In July 2023, the band announced their 22nd album Jenny from Thebes, a "rock opera about a woman named Jenny", would be released on October 27, 2023. The character "Jenny" has appeared in several previous songs by the band, notably in several from All Hail West Texas.

Peter Hughes announced his departure from the band in August 2024, citing "health and sanity" concerns among other reasons.

===2025–present: Independent years ===

In September 2025, Darnielle announced a new album, Through This Fire Across from Peter Balkan, to be released on the Mountain Goats' own independent label, Cadmean Dawn, after fifteen years with Merge Records. The album was released on November 7, 2025. Darnielle explained that Through This Fire Across from Peter Balkan was originally inspired by a dream Darnielle had. He wrote, "I transcribed what I could remember of it into the note-taking app I keep on my phone. The note reads: 'through this fire across from peter balkan #dream.
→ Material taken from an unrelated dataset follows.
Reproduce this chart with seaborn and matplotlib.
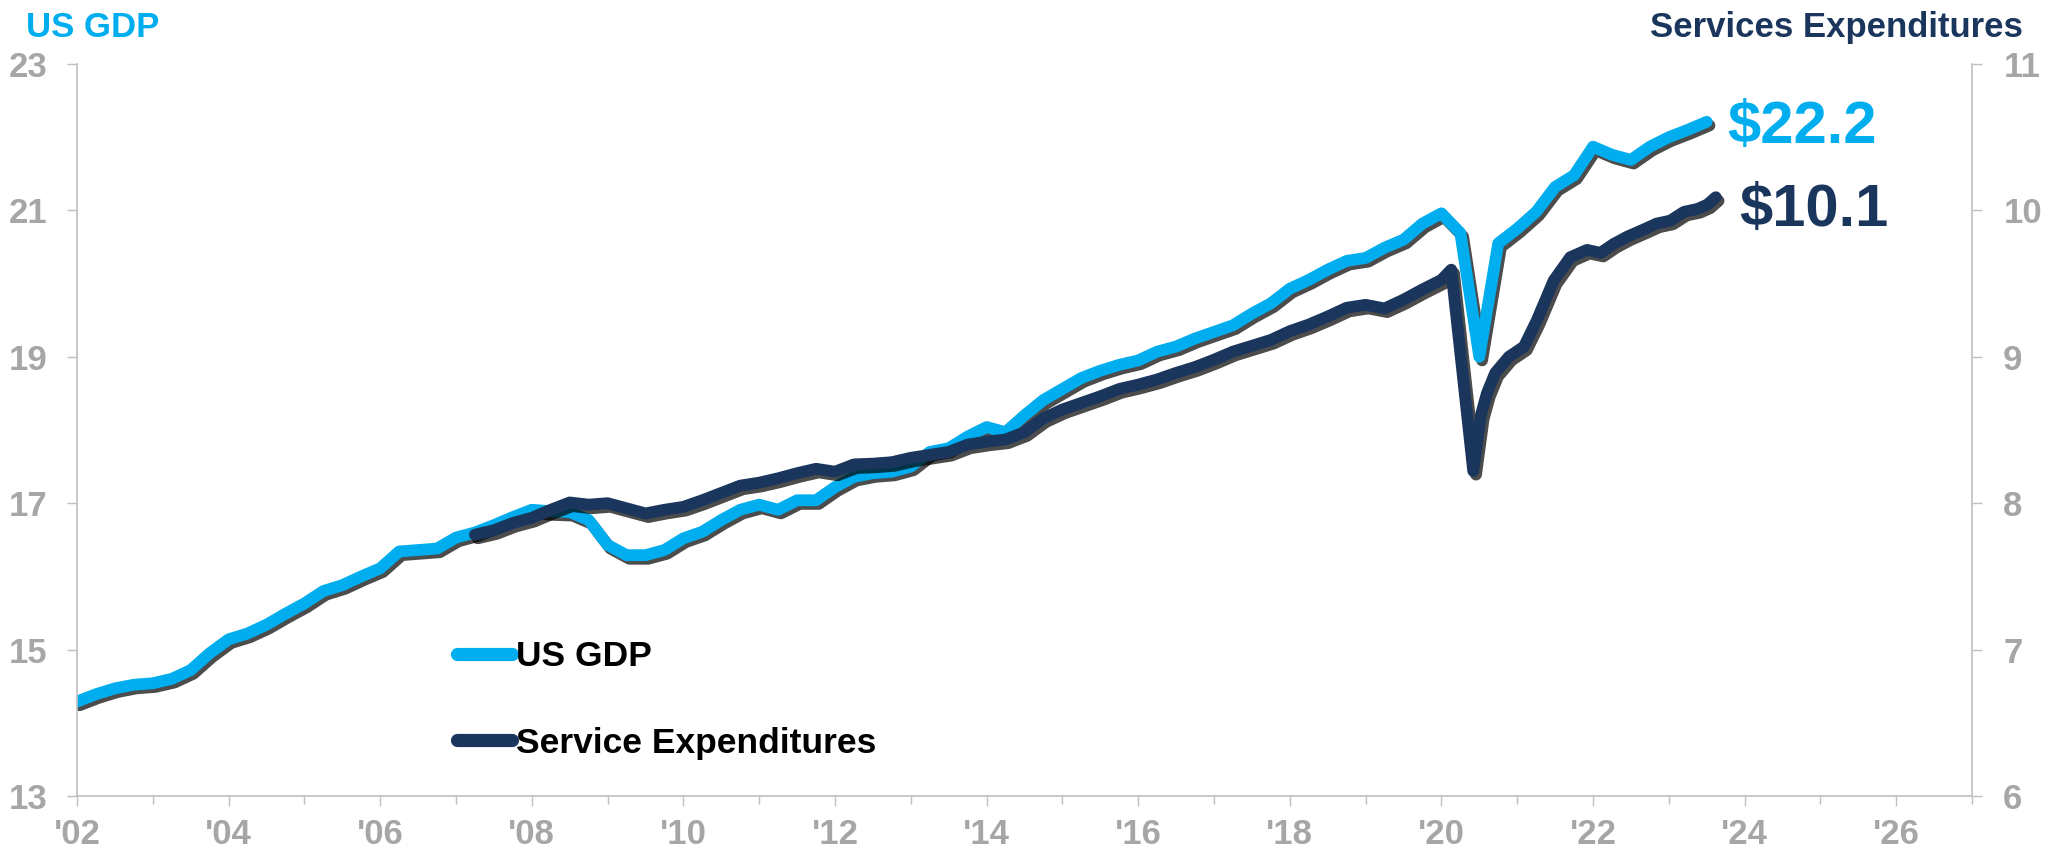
import numpy as np
import matplotlib
matplotlib.use("Agg")
import matplotlib.pyplot as plt
import matplotlib.patheffects as pe
from matplotlib.lines import Line2D
import seaborn as sns

# ---- data -------------------------------------------------------------
# Real US GDP, trillions of dollars, quarterly (points at quarter end)
gdp_dates = 2002.0 + 0.25 * np.arange(87)
gdp_values = [
    14.29, 14.39, 14.47, 14.52, 14.54, 14.60, 14.72, 14.95,
    15.14, 15.22, 15.34, 15.49, 15.63, 15.80, 15.88, 16.00,
    16.11, 16.34, 16.36, 16.38, 16.53, 16.60, 16.70, 16.81,
    16.91, 16.89, 16.88, 16.77, 16.43, 16.29, 16.29, 16.36,
    16.52, 16.61, 16.77, 16.91, 16.98, 16.91, 17.04, 17.04,
    17.22, 17.36, 17.41, 17.43, 17.50, 17.70, 17.75, 17.91,
    18.04, 17.97, 18.20, 18.41, 18.56, 18.71, 18.81, 18.89,
    18.95, 19.07, 19.14, 19.25, 19.34, 19.43, 19.59, 19.73,
    19.93, 20.05, 20.19, 20.31, 20.35, 20.49, 20.60, 20.82,
    20.96, 20.69, 19.00, 20.55, 20.75, 20.98, 21.32, 21.48,
    21.87, 21.76, 21.69, 21.87, 22.00, 22.10, 22.21,
]

# Real services expenditures, trillions of dollars
services_dates = [
    2007.25, 2007.50, 2007.75, 2008.00, 2008.25, 2008.50, 2008.75,
    2009.00, 2009.25, 2009.50, 2009.75, 2010.00, 2010.25, 2010.50,
    2010.75, 2011.00, 2011.25, 2011.50, 2011.75, 2012.00, 2012.25,
    2012.50, 2012.75, 2013.00, 2013.25, 2013.50, 2013.75, 2014.00,
    2014.25, 2014.50, 2014.75, 2015.00, 2015.25, 2015.50, 2015.75,
    2016.00, 2016.25, 2016.50, 2016.75, 2017.00, 2017.25, 2017.50,
    2017.75, 2018.00, 2018.25, 2018.50, 2018.75, 2019.00, 2019.25,
    2019.50, 2019.75, 2020.00, 2020.13, 2020.42, 2020.52, 2020.60,
    2020.71, 2020.89, 2021.09, 2021.26, 2021.48, 2021.70, 2021.92,
    2022.10, 2022.27, 2022.45, 2022.67, 2022.84, 2023.02, 2023.20,
    2023.38, 2023.51, 2023.62,
]
services_values = [
    7.785, 7.815, 7.865, 7.900, 7.955, 8.005, 7.990,
    8.000, 7.965, 7.930, 7.955, 7.975, 8.020, 8.070,
    8.120, 8.140, 8.170, 8.205, 8.235, 8.215, 8.265,
    8.270, 8.280, 8.310, 8.330, 8.350, 8.400, 8.420,
    8.435, 8.485, 8.580, 8.640, 8.685, 8.730, 8.780,
    8.810, 8.845, 8.890, 8.930, 8.980, 9.035, 9.075,
    9.115, 9.175, 9.220, 9.275, 9.335, 9.355, 9.330,
    9.390, 9.460, 9.525, 9.595, 8.220, 8.600, 8.750,
    8.890, 9.000, 9.070, 9.250, 9.520, 9.680, 9.730,
    9.710, 9.770, 9.820, 9.870, 9.910, 9.930, 9.990,
    10.010, 10.040, 10.090,
]

x_major = [2002, 2004, 2006, 2008, 2010, 2012, 2014, 2016, 2018, 2020, 2022, 2024, 2026]
x_minor = [2003, 2005, 2007, 2009, 2011, 2013, 2015, 2017, 2019, 2021, 2023, 2025, 2027]
x_labels = ["'02", "'04", "'06", "'08", "'10", "'12", "'14", "'16", "'18", "'20", "'22", "'24", "'26"]
gdp_ticks = [13, 15, 17, 19, 21, 23]
services_ticks = [6, 7, 8, 9, 10, 11]

# ---- style ------------------------------------------------------------
GDP_COLOR = "#00AEEF"
SERV_COLOR = "#1B365D"
AXIS_GRAY = "#BFBFBF"
LABEL_GRAY = "#A6A6A6"

sns.set_theme(style="white")
plt.rcParams["font.family"] = ["Liberation Sans", "DejaVu Sans"]
plt.rcParams["font.weight"] = "bold"

W, H = 2053, 855
fig = plt.figure(figsize=(W / 100, H / 100), dpi=100)
ax = fig.add_axes([77 / W, 1 - 796 / H, (1972 - 77) / W, (796 - 64) / H])
ax2 = ax.twinx()

shadow = [pe.SimpleLineShadow(offset=(2.0, -2.6), shadow_color="black", alpha=0.7),
          pe.Normal()]

sns.lineplot(x=gdp_dates, y=gdp_values, ax=ax, color=GDP_COLOR,
             linewidth=8.5, sort=False, legend=False)
sns.lineplot(x=services_dates, y=services_values, ax=ax2, color=SERV_COLOR,
             linewidth=8.5, sort=False, legend=False)
for line in ax.lines + ax2.lines:
    line.set_solid_capstyle("round")
    line.set_solid_joinstyle("round")
    line.set_path_effects(shadow)

# ---- axes -------------------------------------------------------------
ax.set_xlim(2002, 2027)
ax.set_ylim(13, 23)
ax2.set_ylim(6, 11)
ax.set_xticks(x_major)
ax.set_xticklabels(x_labels)
ax.set_xticks(x_minor, minor=True)
ax.set_yticks(gdp_ticks)
ax2.set_yticks(services_ticks)
ax.set_xlabel("")
ax.set_ylabel("")
ax2.set_ylabel("")

for a in (ax, ax2):
    for s in a.spines.values():
        s.set_color(AXIS_GRAY)
        s.set_linewidth(1.2)
    a.spines["top"].set_visible(False)
ax.spines["right"].set_visible(False)
ax2.spines["left"].set_visible(False)
ax2.spines["bottom"].set_visible(False)

ax.tick_params(axis="x", which="major", bottom=True, direction="out", length=7.5,
               width=1, color=AXIS_GRAY, labelcolor=LABEL_GRAY, labelsize=25, pad=8)
ax.tick_params(axis="x", which="minor", bottom=True, direction="out", length=5.5,
               width=1, color=AXIS_GRAY)
ax.tick_params(axis="y", left=True, direction="out", length=7.5, width=1,
               color=AXIS_GRAY, labelcolor=LABEL_GRAY, labelsize=25, pad=14)
ax2.tick_params(axis="y", right=True, direction="out", length=7.5, width=1,
                color=AXIS_GRAY, labelcolor=LABEL_GRAY, labelsize=25, pad=15)
ax.grid(False)
ax2.grid(False)

# ---- titles -----------------------------------------------------------
fig.text(26 / W, 1 - 37 / H, "US GDP", color=GDP_COLOR, fontsize=25,
         ha="left", va="baseline", fontweight="bold")
fig.text(2023 / W, 1 - 37 / H, "Services Expenditures", color=SERV_COLOR,
         fontsize=25, ha="right", va="baseline", fontweight="bold")

# ---- end-of-line value labels ----------------------------------------
ax.annotate(f"${gdp_values[-1]:.1f}", xy=(gdp_dates[-1], gdp_values[-1]),
            xytext=(14.5, -15), textcoords="offset points", fontsize=43,
            color=GDP_COLOR, ha="left", va="baseline", fontweight="bold")
ax2.annotate(f"${services_values[-1]:.1f}", xy=(services_dates[-1], services_values[-1]),
             xytext=(17, -20.5), textcoords="offset points", fontsize=43,
             color=SERV_COLOR, ha="left", va="baseline", fontweight="bold")

# ---- legend -----------------------------------------------------------
handles = [Line2D([], [], color=GDP_COLOR, lw=9.5, solid_capstyle="round"),
           Line2D([], [], color=SERV_COLOR, lw=9.5, solid_capstyle="round")]
leg = ax2.legend(handles, ["US GDP", "Service Expenditures"], loc="upper left",
                 bbox_to_anchor=((457 - 77) / 1895, (796 - 640) / 732),
                 frameon=False, fontsize=25.5, handlelength=1.55, handletextpad=0.13,
                 labelspacing=1.52, borderpad=0, borderaxespad=0)
for t in leg.get_texts():
    t.set_color("black")
    t.set_fontweight("bold")

fig.savefig("out.png", dpi=100, facecolor="white")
It was the title of a work, not sure which form.' The next time I sat at the piano to see if I had ideas, I got the notion of writing a work that proceeded from its title, and that tried to make real the dreamlike grammar of that title."

The album Days was released on August 7, 2026, also via Cadmean Dawn.

==Members==

Douglas and Darnielle at the Princess Theatre in 2026

===Current members===
- John Darnielle – vocals, guitar, keyboard (1991–present)
- Jon Wurster – drums (2007–present)
- Matt Douglas – saxophone, flute, clarinet, guitar, bass, keyboard, backing vocals (2015–present)

===Current touring members===
- Cameron Ralston – bass (2025–present)

===Former members and collaborators===
- Peter Hughes – bass, backing vocals (1996, 2002–2024)
- Rachel Ware – bass, vocals (1992–1995), (session musician 1995–1996)
- The Bright Mountain Choir (Rachel Ware, Amy Piatt, Sarah Arslanian, Rosanne Lindley)
- The North Mass Mountain Choir
- Franklin Bruno – piano
- Lalitree Darnielle – banjo
- Alastair Galbraith – violin
- Graeme Jefferies – guitar
- John Vanderslice
- Erik Friedlander – cello
- Owen Pallett – strings
- Scott Solter
- Alex Decarville
- Richard Colburn – drums
- Christopher McGuire – drums
- Nora Danielson – violin
- Maggie Doyle – keytar
- Kaki King
- Yuval Semo – organ, piano, string arrangement
- Isa Burke – guitar, violin (touring member 2023–2024)
- Alicia Bognanno – guitar, keyboard, backing vocals

==Discography==

- Studio albums

- Zopilote Machine (1994)
- Sweden (1995)
- Nothing for Juice (1996)
- Full Force Galesburg (1997)
- The Coroner's Gambit (2000)
- All Hail West Texas (2002)
- Tallahassee (2002)
- We Shall All Be Healed (2004)
- The Sunset Tree (2005)
- Get Lonely (2006)
- Heretic Pride (2008)
- The Life of the World to Come (2009)
- All Eternals Deck (2011)
- Transcendental Youth (2012)
- Beat the Champ (2015)
- Goths (2017)
- In League with Dragons (2019)
- Songs for Pierre Chuvin (2020)
- Getting Into Knives (2020)
- Dark in Here (2021)
- Bleed Out (2022)
- Jenny from Thebes (2023)
- Through This Fire Across from Peter Balkan (2025)
- Days (2026)

==In other media==
In the Showtime television series Weeds, the band performed the Theme to Weeds (Malvina Reynolds’ "Little Boxes") during the opening credits of Season 8, Episode 5. The Adult Swim show Moral Orel featured "Love, Love, Love", "Old College Try", and "No Children" on several episodes of Season 3.

The band made their television debut on October 6, 2009, playing "Psalms 40:2" on The Colbert Report. On January 19, 2010, they played "Genesis 3:23" on Late Night with Jimmy Fallon. On February 23, 2011, they played "Birth of Serpents" in support of their album, All Eternals Deck, on the Late Show with David Letterman. On April 6, 2015, the band performed "Foreign Object" on Late Night with Seth Meyers while promoting Beat the Champ. In July 2019, the band performed on The Late Show with Stephen Colbert, with Stephen Colbert joining in to sing "This Year".